Why does it matter if 'at the end' you have nothing to show for it? Have you never eaten a meal that provided flavor or nutrition above mere sustenance? Have you never attended a concert or gone to a movie? Have you never taken a vacation? All of those things leave you with 'nothing at the end to show for your expense'.
A more sane approach would be 'how much value do you get from owning vs renting'? For me, and I suspect a lot of other people, the value of an entertainment dollar comes from how much enjoyment you get from it. I can spend $10/month on a subscription movie service and watch a different movie every weekend. Or, I can spend the $10 buying a copy of a movie, watching it one weekend and spending the other three weekends diving into my collection of movies like Scrooge McDuck saying 'look how much I own!'. I would get much more enjoyment, thus value, out of the first.

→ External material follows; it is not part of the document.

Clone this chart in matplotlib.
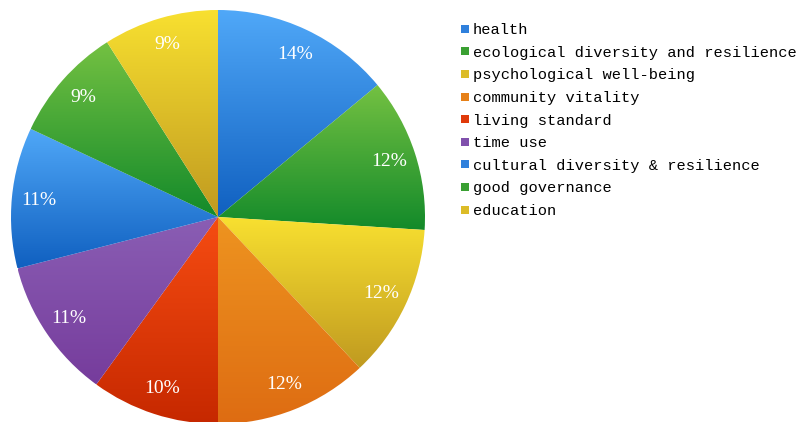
import numpy as np
import matplotlib.pyplot as plt
from matplotlib.colors import to_rgb
from matplotlib.lines import Line2D

categories = ["health", "ecological diversity and resilience", "psychological well-being",
              "community vitality", "living standard", "time use",
              "cultural diversity & resilience", "good governance", "education"]
shares = [14, 12, 12, 12, 10, 11, 11, 9, 9]

# (top colour, bottom colour) gradient per slice
top_colors = ["#50A8F8", "#74C142", "#F8E030", "#EE9420", "#F64C12", "#8A5EB4",
              "#50A8F8", "#74C142", "#F8E030"]
bottom_colors = ["#1060C0", "#138A2A", "#C09A20", "#DE6C12", "#C62800", "#763C9C",
                 "#1060C0", "#138A2A", "#C09A20"]
legend_colors = ["#2F80DC", "#3AA032", "#DCBC28", "#E68018", "#E03A0A", "#8050AC",
                 "#2F80DC", "#3AA032", "#DCBC28"]

fig = plt.figure(figsize=(7.98, 4.22), dpi=100)
cx, cy, R = 218, 217, 207
ax = fig.add_axes([(cx - R) / 798, (422 - cy - R) / 422, 2 * R / 798, 2 * R / 422])
ax.set_xlim(-1, 1)
ax.set_ylim(-1, 1)
ax.set_aspect("equal")
ax.axis("off")

wedges, texts, autotexts = ax.pie(
    shares, startangle=90, counterclock=False, radius=1,
    autopct="%.0f%%", pctdistance=0.87,
    wedgeprops=dict(linewidth=0),
    textprops=dict(color="white", fontsize=14, family="Liberation Serif"),
)

for w, c1, c2 in zip(wedges, top_colors, bottom_colors):
    verts = w.get_patch_transform().transform(w.get_path().vertices)
    x0, y0 = verts.min(axis=0)
    x1, y1 = verts.max(axis=0)
    t = np.linspace(0, 1, 256)[:, None]
    grad = (1 - t) * np.array(to_rgb(c1)) + t * np.array(to_rgb(c2))
    img = ax.imshow(grad[:, None, :], extent=[x0, x1, y0, y1], origin="upper",
                    aspect="auto", zorder=1, interpolation="bilinear")
    img.set_clip_path(w)
    w.set_facecolor("none")
ax.set_xlim(-1, 1)
ax.set_ylim(-1, 1)
for t in autotexts:
    t.set_zorder(3)

handles = [Line2D([], [], marker="s", linestyle="none", markersize=5.5,
                  markerfacecolor=c, markeredgewidth=0) for c in legend_colors]
fig.legend(handles, categories, loc="upper left", bbox_to_anchor=(461 / 798, 1 - 23 / 422),
           frameon=False, handlelength=0.5, handletextpad=0.25, labelspacing=0.56,
           borderpad=0, borderaxespad=0,
           prop=dict(family="Liberation Mono", size=11.1))

fig.savefig("out.png", dpi=100, facecolor="white")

As another poster said, people used to rent movies from brick-and-mortar stores. That business started dying off when the price to own a movie came down low enough. But the reason owning was seen as preferable wasn't so much 'look at all the stuff I own' as it was simple convenience. If you wanted to rent a movie you had to go to the store, hope they had a movie you wanted to see, go home and watch it, then return it to the store. By purchasing it you could watch it when you wanted, even if it was only once, and not have to deal with that hassle. That was worth money. When Netflix came out with DVD rentals that provided convenience at an even lower price than owning. Then when streaming came out it was even easier and cheaper to watch movies.

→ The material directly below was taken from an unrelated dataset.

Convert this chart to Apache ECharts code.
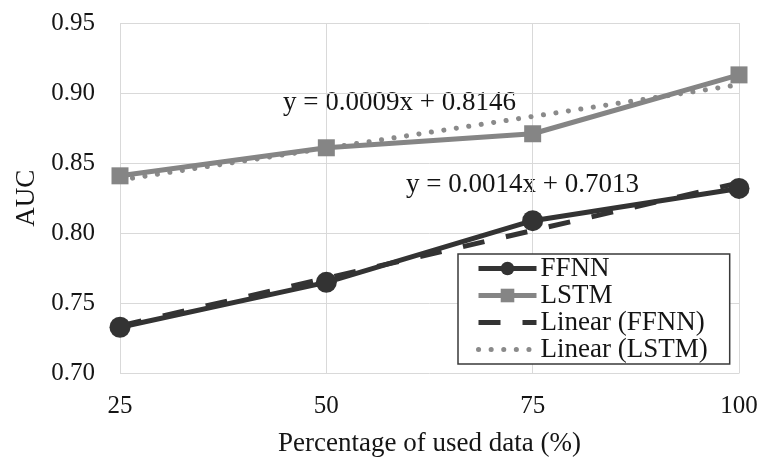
<!DOCTYPE html>
<html><head><meta charset="utf-8">
<script src="https://cdn.jsdelivr.net/npm/echarts@6/dist/echarts.min.js"></script>
<style>html,body{margin:0;padding:0;background:#fff}#c{width:760px;height:458px}</style>
</head><body><div id="c"></div>
<script>
var xValues = [25, 50, 75, 100];
var ffnn = [0.733, 0.765, 0.809, 0.832];
var lstm = [0.841, 0.861, 0.871, 0.913];
var trendX = [25, 100];
var ffnnTrend = [0.734, 0.836];
var lstmTrend = [0.838, 0.906];
var yTicks = [0.70, 0.75, 0.80, 0.85, 0.90, 0.95];
var eqFFNN = 'y = 0.0014x + 0.7013';
var eqLSTM = 'y = 0.0009x + 0.8146';

function pairs(xs, ys){ return xs.map(function(x,i){ return [x, ys[i]]; }); }

var FONT = '"Liberation Serif", "Times New Roman", serif';
var TXT = '#151515';
var chart = echarts.init(document.getElementById('c'), null, {renderer:'canvas'});
chart.setOption({
  animation: false,
  backgroundColor: '#fff',
  grid: {left: 120, top: 23, right: 21, bottom: 84.5, containLabel: false, outerBoundsMode: 'none'},
  xAxis: {
    type: 'value', min: 25, max: 100, interval: 25,
    name: 'Percentage of used data (%)', nameLocation: 'middle', nameGap: 57,
    nameTextStyle: {fontFamily: FONT, fontSize: 27, color: TXT},
    axisLine: {show: false}, axisTick: {show: false},
    axisLabel: {fontFamily: FONT, fontSize: 25, color: TXT, margin: 20},
    splitLine: {show: true, lineStyle: {color: '#d9d9d9', width: 1}}
  },
  yAxis: {
    type: 'value', min: 0.70, max: 0.95, interval: 0.05,
    name: 'AUC', nameLocation: 'middle', nameGap: 78, nameRotate: 90,
    nameTextStyle: {fontFamily: FONT, fontSize: 27, color: TXT},
    axisLine: {show: false}, axisTick: {show: false},
    axisLabel: {fontFamily: FONT, fontSize: 25, color: TXT, margin: 25,
      formatter: function(v){ return v.toFixed(2); }},
    splitLine: {show: true, lineStyle: {color: '#d9d9d9', width: 1}}
  },
  legend: {
    orient: 'vertical', left: 458, top: 254,
    backgroundColor: '#fff', borderColor: '#3a3a3a', borderWidth: 1.5, borderRadius: 0,
    padding: [1, 22, 1, 18], itemGap: 0, itemWidth: 58, itemHeight: 17,
    lineStyle: {width: 5},
    textStyle: {fontFamily: FONT, fontSize: 27, lineHeight: 27, color: TXT, padding: [0,0,0,-1]},
    data: ['FFNN', 'LSTM', 'Linear (FFNN)', 'Linear (LSTM)']
  },
  series: [
    {name: 'Linear (LSTM)', type: 'line', data: pairs(trendX, lstmTrend),
      symbol: 'circle', symbolSize: 0, showSymbol: false,
      itemStyle: {color: '#8a8a8a', opacity: 0},
      lineStyle: {color: '#8a8a8a', width: 5, type: [0.1, 12.5], cap: 'round'}, z: 1},
    {name: 'Linear (FFNN)', type: 'line', data: pairs(trendX, ffnnTrend),
      symbol: 'circle', symbolSize: 0, showSymbol: false,
      itemStyle: {color: '#333', opacity: 0},
      lineStyle: {color: '#333', width: 5, type: [22, 22]}, z: 1},
    {name: 'LSTM', type: 'line', data: pairs(xValues, lstm), symbol: 'rect', symbolSize: 17,
      itemStyle: {color: '#858585'}, lineStyle: {color: '#858585', width: 5}, z: 2},
    {name: 'FFNN', type: 'line', data: pairs(xValues, ffnn), symbol: 'circle', symbolSize: 21,
      itemStyle: {color: '#333'}, lineStyle: {color: '#333', width: 5}, z: 3}
  ],
  graphic: [
    {type: 'text', left: 283, top: 89, style: {text: eqLSTM, font: '27px ' + FONT, fill: TXT}},
    {type: 'text', left: 406, top: 171, style: {text: eqFFNN, font: '27px ' + FONT, fill: TXT}}
  ]
});
</script></body></html>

You totally missed the point of the GP. This is not about quantity at all. It doesn't matter if the government wants $2 or $2 million. If you don't pay it, they take your property and kick you out just like a landlord would. It's a perfectly appropriate analogy.
Personally, I'm not inherently opposed to property tax, though I would much rather see services paid for a different way if possible. They really NEED to codify a hard cap for property tax percentage. The part about property tax that bothers me is that they are willing to ratchet up the percentage to laughable levels. When I was a child, it would take 100+ years to pay in property taxes what the value of the property was (1%). Now we're at a level of about 30-35 years (~3%). Nobody cared when home values were rising exponentially. But now that prices have stabilized in most places, it seems absurd that the government can take an increasingly large slice of your assets, and they need to precisely because home values aren't going up, yet they need more and more revenue. At some point, owning a property becomes a liability (what if the government taxed at 10%, or 25%?). My math says we're really close to that tipping point (approximately 3.5%), where the value taken by taxes harms the value of the home more than the services they're paying for.
We need to pay for schools and roads and parks and libraries, but paying for those through property taxes makes us serfs of the state. Even though yours is $2k/year, you are still under serfdom, it's just a lighter load.